How many lines in this material include the string "Reproduce"? Answer with the number and nothing further.

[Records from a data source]
'''
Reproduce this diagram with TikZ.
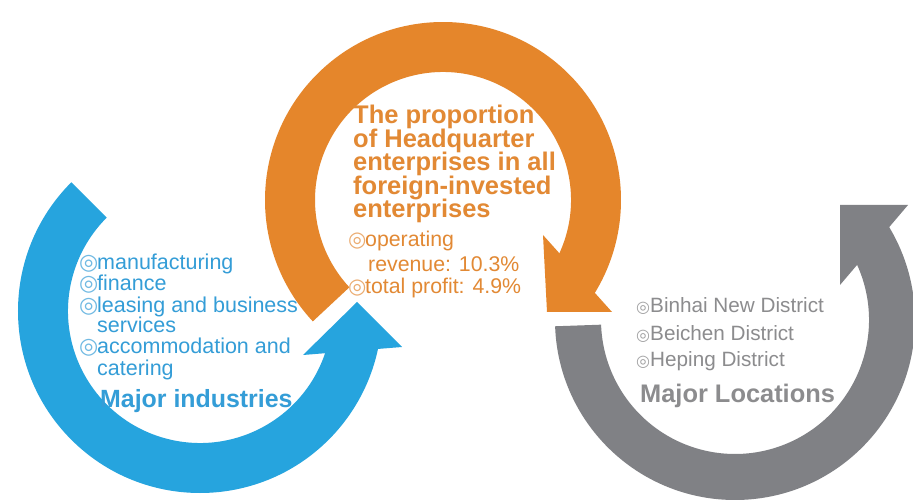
\documentclass[tikz,border=0pt]{standalone}
\usepackage{fontspec}
\setmainfont{Liberation Sans}
\newfontfamily\bulfont{DejaVu Sans}
\definecolor{ringblue}{RGB}{38,164,222}
\definecolor{ringorange}{RGB}{229,134,43}
\definecolor{ringgrey}{RGB}{128,129,133}
\definecolor{txtblue}{RGB}{52,157,215}
\definecolor{txtorange}{RGB}{226,137,52}
\definecolor{txtgrey}{RGB}{140,140,142}
\newcommand\mybul[3]{\makebox[#2][l]{\textcolor{#3}{\bulfont\fontsize{#1}{#1}\selectfont ◎}}}
\begin{document}
\begin{tikzpicture}[x=1pt,y=1pt,
  every node/.style={inner sep=0pt,anchor=base west},
  btxt/.style={text=txtblue,font=\fontsize{21.5}{21}\selectfont},
  bbold/.style={text=txtblue,font=\bfseries\fontsize{24.9}{25}\selectfont},
  otxt/.style={text=txtorange,font=\fontsize{21.3}{22}\selectfont},
  obold/.style={text=txtorange,font=\bfseries\fontsize{25.5}{24}\selectfont},
  gtxt/.style={text=txtgrey,font=\fontsize{20.7}{22}\selectfont},
  gbold/.style={text=txtgrey,font=\bfseries\fontsize{25.4}{25}\selectfont}]
\useasboundingbox (0,0) rectangle (913,501);
\fill[white] (0,0) rectangle (913,501);
% centres
\coordinate (bc) at (200,190);
\coordinate (oc) at (443,301);
\coordinate (gc) at (735,181);
% blue arrow
\fill[ringblue] ([shift={(135:182pt)}]bc) arc[start angle=135,end angle=349,radius=182pt]
  -- ([shift={(344:132pt)}]bc) arc[start angle=344,end angle=135,radius=132pt] -- cycle;
\fill[ringblue] (357,199) -- (402,154) -- (303,146) -- cycle;
% orange arrow
\fill[ringorange] ([shift={(223:178pt)}]oc) arc[start angle=223,end angle=-32.5,radius=178pt]
  -- ([shift={(-26:128pt)}]oc) arc[start angle=-26,end angle=223,radius=128pt] -- cycle;
\fill[ringorange] (543,266) -- (547,189) -- (612,189) -- cycle;
% grey arrow
\fill[ringgrey] ([shift={(182:180pt)}]gc) arc[start angle=182,end angle=392.5,radius=180pt]
  -- ([shift={(386:134pt)}]gc) arc[start angle=386,end angle=182,radius=134pt] -- cycle;
\fill[ringgrey] (840,296) -- (908,296) -- (840,216) -- cycle;
% blue text
\node[btxt] (b1) at (79,231.5) {\mybul{22}{18pt}{txtblue!70!white}manufacturing};
\node[btxt] (b2) at (79,210) {\mybul{22}{18pt}{txtblue!70!white}finance};
\node[btxt] (b3) at (79,188.5) {\mybul{22}{18pt}{txtblue!70!white}leasing and business};
\node[btxt] (b4) at (97,168) {services};
\node[btxt] (b5) at (79,147) {\mybul{22}{18pt}{txtblue!70!white}accommodation and};
\node[btxt] (b6) at (97,125) {catering};
\node[bbold] (bt) at (100,94) {Major industries};
% orange text
\node[obold] (o1) at (353,377) {The proportion};
\node[obold] (o2) at (353,353.5) {of Headquarter};
\node[obold] (o3) at (353,330) {enterprises in all};
\node[obold] (o4) at (353,306.5) {foreign-invested};
\node[obold] (o5) at (353,283) {enterprises};
\node[otxt] (p1) at (348,254) {\mybul{21}{17pt}{txtorange!70!white}operating};
\node[otxt] (p2) at (368,229) {revenue: 10.3\%};
\node[otxt] (p3) at (348,207) {\mybul{21}{17pt}{txtorange!70!white}total profit: 4.9\%};
% grey text
\node[gtxt] (g1) at (636,188) {\mybul{16}{14pt}{txtgrey!80!white}Binhai New District};
\node[gtxt] (g2) at (636,160) {\mybul{16}{14pt}{txtgrey!80!white}Beichen District};
\node[gtxt] (g3) at (636,134) {\mybul{16}{14pt}{txtgrey!80!white}Heping District};
\node[gbold] (gt) at (640,99) {Major Locations};
\end{tikzpicture}
\end{document}
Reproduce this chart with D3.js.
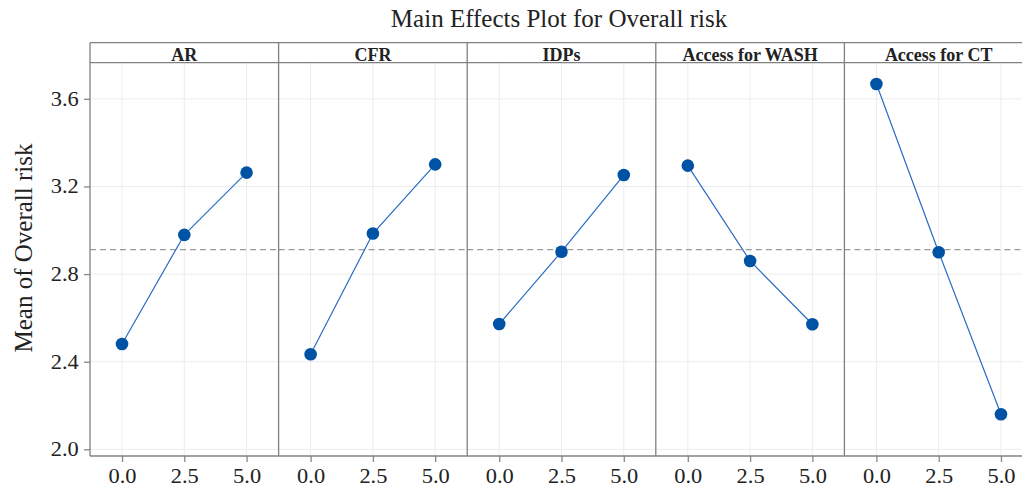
<!DOCTYPE html>
<html><head><meta charset="utf-8">
<script src="https://cdn.jsdelivr.net/npm/d3@7"></script>
<style>body{margin:0;background:#fff}svg{display:block}</style>
</head><body><svg id="c" width="1022" height="490"></svg>
<script>
const factors = ["AR", "CFR", "IDPs", "Access for WASH", "Access for CT"];
const levels = [0, 2.5, 5];
const meansAR = [2.481, 2.979, 3.263];
const meansCFR = [2.434, 2.985, 3.301];
const meansIDPs = [2.572, 2.902, 3.252];
const meansWASH = [3.295, 2.860, 2.571];
const meansCT = [3.668, 2.900, 2.160];
const grandMean = 2.912;
const yTicks = [2.0, 2.4, 2.8, 3.2, 3.6];
const xTicks = [0, 2.5, 5];
const title = "Main Effects Plot for Overall risk";
const yTitle = "Mean of Overall risk";

const series = [meansAR, meansCFR, meansIDPs, meansWASH, meansCT];
const svg = d3.select("#c");
const W = 1022;
const left = 90, pw = 188.6, headTop = 42.7, headBot = 62.7, bottom = 456;
const font = '"Liberation Serif", "Times New Roman", serif';
const sx = 1.12, tickFs = 20;
const y = d3.scaleLinear().domain([1.9695, 3.765]).range([bottom, headBot]);

svg.append("text").attr("x", 559).attr("y", 27).attr("text-anchor", "middle")
  .style("font-family", font).style("font-size", "25px").attr("fill", "#222").text(title);

svg.append("text").attr("transform", "translate(31.5,248) rotate(-90)")
  .attr("text-anchor", "middle").style("font-family", font).style("font-size", "25px")
  .attr("fill", "#222").text(yTitle);

factors.forEach((f, i) => {
  const x0 = left + i * pw, x1 = x0 + pw;
  const x = d3.scaleLinear().domain([-1.285, 6.285]).range([x0, x1]);
  const g = svg.append("g");
  g.selectAll(".gy").data(yTicks).join("line")
    .attr("x1", x0).attr("x2", x1).attr("y1", d => y(d)).attr("y2", d => y(d))
    .attr("stroke", "#ececec").attr("stroke-width", 1);
  g.selectAll(".gx").data(xTicks).join("line")
    .attr("x1", d => x(d)).attr("x2", d => x(d)).attr("y1", headBot).attr("y2", bottom)
    .attr("stroke", "#ececec").attr("stroke-width", 1);
  g.append("line").attr("x1", x0).attr("x2", x1).attr("y1", y(grandMean)).attr("y2", y(grandMean))
    .attr("stroke", "#9a9a9a").attr("stroke-width", 1.3).attr("stroke-dasharray", "6,4");
  const data = levels.map((l, k) => [l, series[i][k]]);
  g.append("path").datum(data)
    .attr("d", d3.line().x(d => x(d[0])).y(d => y(d[1])))
    .attr("fill", "none").attr("stroke", "#2a6cc4").attr("stroke-width", 1.2);
  g.selectAll("circle").data(data).join("circle")
    .attr("cx", d => x(d[0])).attr("cy", d => y(d[1])).attr("r", 6.3)
    .attr("fill", "#0052a5");
  const ax = d3.axisBottom(x).tickValues(xTicks).tickFormat(d3.format(".1f")).tickSize(6).tickSizeOuter(0);
  const axg = svg.append("g").attr("transform", `translate(0,${bottom})`).call(ax);
  axg.select(".domain").remove();
  axg.selectAll("line").attr("stroke", "#888").attr("stroke-width", 1.3);
  axg.selectAll("text").style("font-family", font).style("font-size", tickFs + "px").attr("fill", "#222")
    .attr("y", 13).attr("dy", "0.71em").attr("transform", `scale(${sx},1)`);
  svg.append("text").attr("x", (x0 + x1) / 2).attr("y", 60.5).attr("text-anchor", "middle")
    .style("font-family", font).style("font-weight", "bold").style("font-size", "18px").attr("fill", "#222").text(f);
  svg.append("line").attr("x1", x0).attr("x2", x0).attr("y1", headTop).attr("y2", bottom)
    .attr("stroke", "#808080").attr("stroke-width", 1.3);
});

const ay = d3.axisLeft(y).tickValues(yTicks).tickFormat(d3.format(".1f")).tickSize(6).tickSizeOuter(0);
const ayg = svg.append("g").attr("transform", `translate(${left},0)`).call(ay);
ayg.select(".domain").remove();
ayg.selectAll("line").attr("stroke", "#888").attr("stroke-width", 1.3);
ayg.selectAll("text").style("font-family", font).style("font-size", tickFs + "px").attr("fill", "#222")
  .attr("x", -11.3 / sx).attr("transform", `scale(${sx},1)`);

[headTop, headBot, bottom].forEach(yy => {
  svg.append("line").attr("x1", left).attr("x2", W).attr("y1", yy).attr("y2", yy)
    .attr("stroke", "#808080").attr("stroke-width", 1.3);
});
</script></body></html>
'''
▶ [TASK RESPONSE]: 2